A book well worth reading, written as though you were just chatting at the bar, very readable.

Fly Tying League Round 2

Round 2 of the Fly Tying League required three CDC Loopwing Emergers to be tied. The fly is very straight forward to tie, however I found that the CDC loopwing either worked first time or not at all and it was pointless messing about trying to make it look good.

Hook - size 14

Thread - brown

Tail - brown partridge fibres

Abdomen - Arizona dubbing

Wing - Natural CDC

Thorax - Arizona dubbing

The results of Round 1 have just been announced, I am equal 30th, a very pleasing start.

Fly Tying League Round 2

For the additional fly in Round 2 of the Fly Tying League I have tied John Goddard's Poly May Spinner.

Hook - size 12
Thread - black
Tails - 3 or 4 black microfibetts
Wings - black and white calfs tail
Body - white poly yarn
Hackle - 3 turns of black cock

Sunday, 4 January 2009

Pheasant Tail Spider

The Pheasant Tail Spider.

The body is pheasant tail fibre, I used two fibres, and the hackle is Grey Partridge.

Partridge and Yellow

The Partridge and Yellow Spider

The body is yellow thread and the hackle Grey Partridge.

The hackle is a little heavy in this example.

Lurex Spider

The Lurex Spider.

I have changes the pattern slightly using white uni-floss for the body and a Jackdaw's hackle.

Greenwell's Spider

The Greenwell's Spider.

The body is yellow thread (dark waxed) with gold wire rib. The hackle from a variegated dun hen.

Black Spider

The Black Spider.
Black thread body and black hen hackle.

Phil Holding at the Fly Fair recommended that the body should go back as far as the hook point and the head should be finished with 2 half hitches to minimise bulk.
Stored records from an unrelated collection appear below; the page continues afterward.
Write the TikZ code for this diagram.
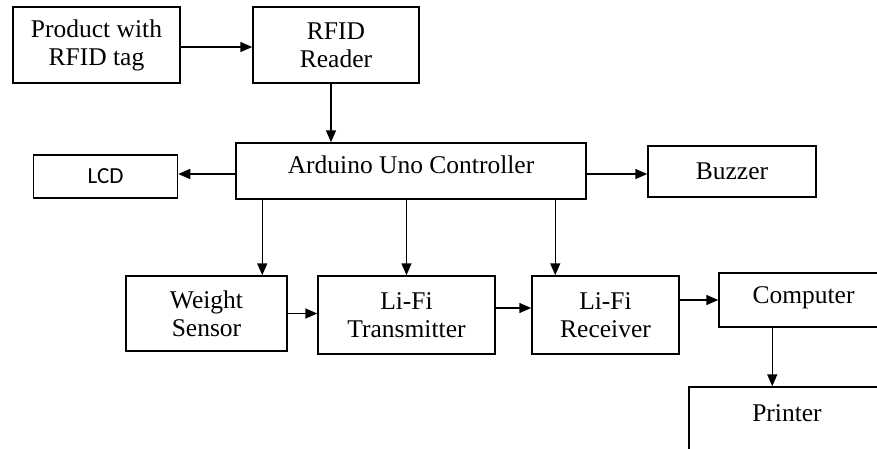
\documentclass[tikz,border=0pt]{standalone}
\usepackage{fontspec}
\setmainfont{Liberation Serif}
\newfontfamily\lcdfont{Carlito}
\usetikzlibrary{arrows.meta,positioning}

\begin{document}
\begin{tikzpicture}[x=1pt, y=-1pt, >={Triangle[length=12pt,width=10pt]},
  font=\fontsize{25.5}{28}\selectfont, line width=1.5pt,
  blk/.style={draw, align=center, inner sep=0pt}]
\useasboundingbox (0,0) rectangle (877,448);
\clip (0,0) rectangle (877,448);
\node[blk, minimum width=167pt, minimum height=76pt] (prod) at (96.5,45) {Product with\\RFID tag};
\node[blk, minimum width=166pt, minimum height=76pt] (rfid) at (336,45) {RFID\\Reader};
\node[blk, minimum width=350pt, minimum height=56pt, text depth=12pt] (ard) at (411,171) {Arduino Uno Controller};
\node[blk, minimum width=144pt, minimum height=43pt, font=\lcdfont\fontsize{23}{26}\selectfont] (lcd) at (105.5,176.5) {LCD};
\node[blk, minimum width=168pt, minimum height=51pt] (buz) at (732,171.5) {Buzzer};
\node[blk, minimum width=161pt, minimum height=75pt] (wgt) at (206.5,313.5) {Weight\\Sensor};
\node[blk, minimum width=177pt, minimum height=78pt] (tx) at (406.5,315) {Li-Fi\\Transmitter};
\node[blk, minimum width=147pt, minimum height=78pt] (rx) at (605.5,315) {Li-Fi\\Receiver};
\node[blk, minimum width=169pt, minimum height=54pt, text depth=10pt] (comp) at (803.5,300) {Computer};
\node[blk, minimum width=196pt, minimum height=66pt, text depth=14pt] (prt) at (787,420) {Printer};
% connectors
\draw[->] ([yshift=-2pt]prod.east) -- ([yshift=-2pt]prod.east -| rfid.west);
\draw[->] ([xshift=-5pt]rfid.south) -- ([xshift=-5pt]rfid.south |- ard.north);
\draw[->] ([yshift=-3pt]ard.west) -- ([yshift=-3pt]ard.west -| lcd.east);
\draw[->] ([yshift=-3pt]ard.east) -- ([yshift=-3pt]ard.east -| buz.west);
\draw[->] ([xshift=27pt]ard.south west) -- ([xshift=27pt]ard.south west |- wgt.north);
\draw[->] (tx.north |- ard.south) -- (tx.north);
\draw[->] ([xshift=320pt]ard.south west) -- ([xshift=320pt]ard.south west |- rx.north);
\draw[->] (wgt.east) -- (wgt.east -| tx.west);
\draw[->] ([yshift=7pt]tx.east) -- ([yshift=7pt]tx.east -| rx.west);
\draw[->] (rx.east |- comp.west) -- (comp.west);
\draw[->] ([xshift=54pt]comp.south west) -- ([xshift=54pt]comp.south west |- prt.north);
\end{tikzpicture}
\end{document}
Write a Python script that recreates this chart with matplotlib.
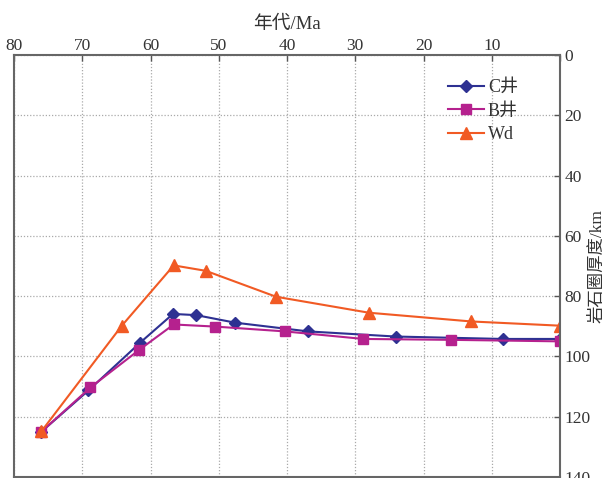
import matplotlib
matplotlib.use("Agg")
import matplotlib.pyplot as plt

plt.rcParams['font.family'] = ['Liberation Serif', 'Noto Sans CJK SC']

# -----------------------------
# data (age in Ma, lithosphere thickness in km)
# -----------------------------
c_age = [76.0, 69.1, 61.5, 56.7, 53.3, 47.6, 36.9, 24.1, 8.4, 0.0]
c_depth = [125.0, 111.3, 95.4, 85.9, 86.3, 88.8, 91.7, 93.4, 94.2, 94.2]

b_age = [76.0, 68.8, 61.7, 56.6, 50.5, 40.3, 28.8, 15.9, 0.0]
b_depth = [125.0, 110.3, 97.9, 89.4, 90.1, 91.7, 94.2, 94.5, 95.0]

wd_age = [76.0, 64.2, 56.6, 51.9, 41.6, 28.0, 13.0, 0.0]
wd_depth = [124.9, 89.8, 69.8, 71.6, 80.2, 85.5, 88.4, 89.8]

x_ticks = [80, 70, 60, 50, 40, 30, 20, 10, 0]
x_labels = ["80", "70", "60", "50", "40", "30", "20", "10", ""]
y_ticks = [0, 20, 40, 60, 80, 100, 120, 140]

# -----------------------------
# figure
# -----------------------------
fig = plt.figure(figsize=(6.07, 4.78), dpi=100)
ax = fig.add_axes([14 / 607, 1 - 477 / 478, 546 / 607, (477 - 55) / 478])

ax.plot(c_age, c_depth, color="#2E3192", marker="D", markersize=6, lw=1.5, label="C井")
ax.plot(b_age, b_depth, color="#B5218E", marker="s", markersize=7.5, lw=1.5, label="B井")
ax.plot(wd_age, wd_depth, color="#F15A24", marker="^", markersize=8, lw=1.5, label="Wd")

ax.set_xlim(80, 0)
ax.set_ylim(140, 0)

ax.xaxis.tick_top()
ax.xaxis.set_label_position("top")
ax.yaxis.tick_right()
ax.yaxis.set_label_position("right")

ax.set_xticks(x_ticks)
ax.set_xticklabels(x_labels)
ax.set_yticks(y_ticks)
ax.tick_params(direction="in", length=4, width=1, color="#555555",
               labelsize=12.5, labelcolor="#333333")
ax.tick_params(axis="x", pad=1)
ax.tick_params(axis="y", pad=3)

ax.grid(True, linestyle=(0, (1, 1.5)), color="#aaaaaa", linewidth=0.9)

for s in ax.spines.values():
    s.set_color("#666666")
    s.set_linewidth(1.5)

ax.set_xlabel("年代/Ma", fontsize=13.5, color="#333333", labelpad=6)
ax.set_ylabel("岩石圈厚度/km", fontsize=12.5, color="#333333", rotation=90)
ax.yaxis.set_label_coords(1.053, 0.5)

leg = ax.legend(loc="upper left", bbox_to_anchor=(0.795, 0.943), frameon=False,
                fontsize=13, handlelength=2.0, labelspacing=0.36, handletextpad=0.2,
                borderpad=0, borderaxespad=0)
for t in leg.get_texts():
    t.set_color("#333333")

fig.savefig("out.png", dpi=100)
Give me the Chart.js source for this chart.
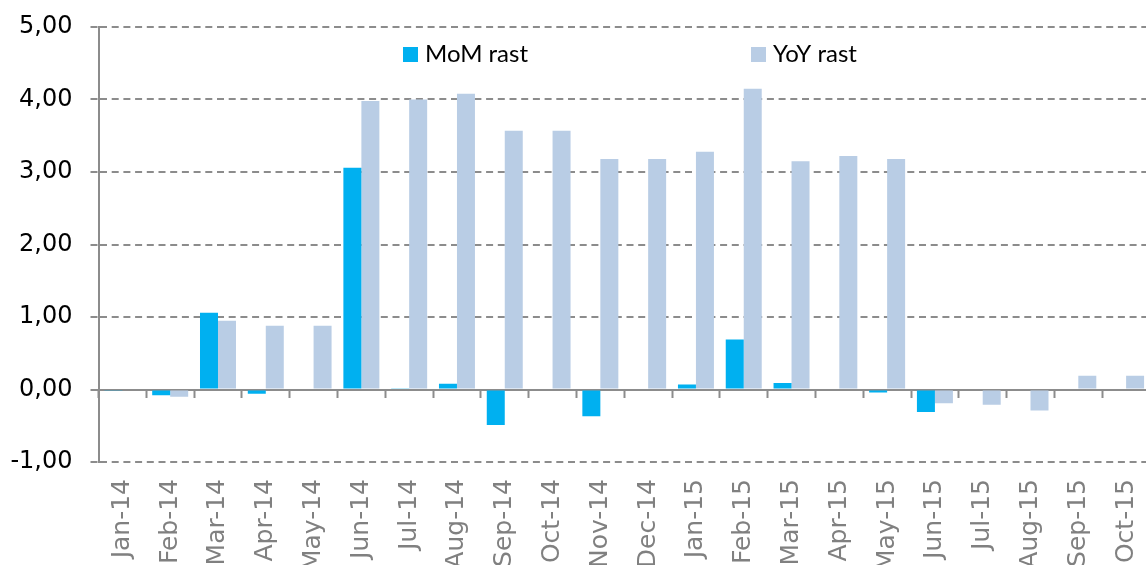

Using a finer thread will also give a neater finish.

Black and Peacock

Having been busy completing some decorating, there was no tying until after Christmas.

Encouraged by Phil Holding at the Fly Fair and the Spidersplus website I have been tying a few spiders and hope to fish with them more often next year.

The first is the Black and Peacock. A peacock herl body and black hen hackle.
This, and all the following spiders are tied on 14 and 16 wet hooks.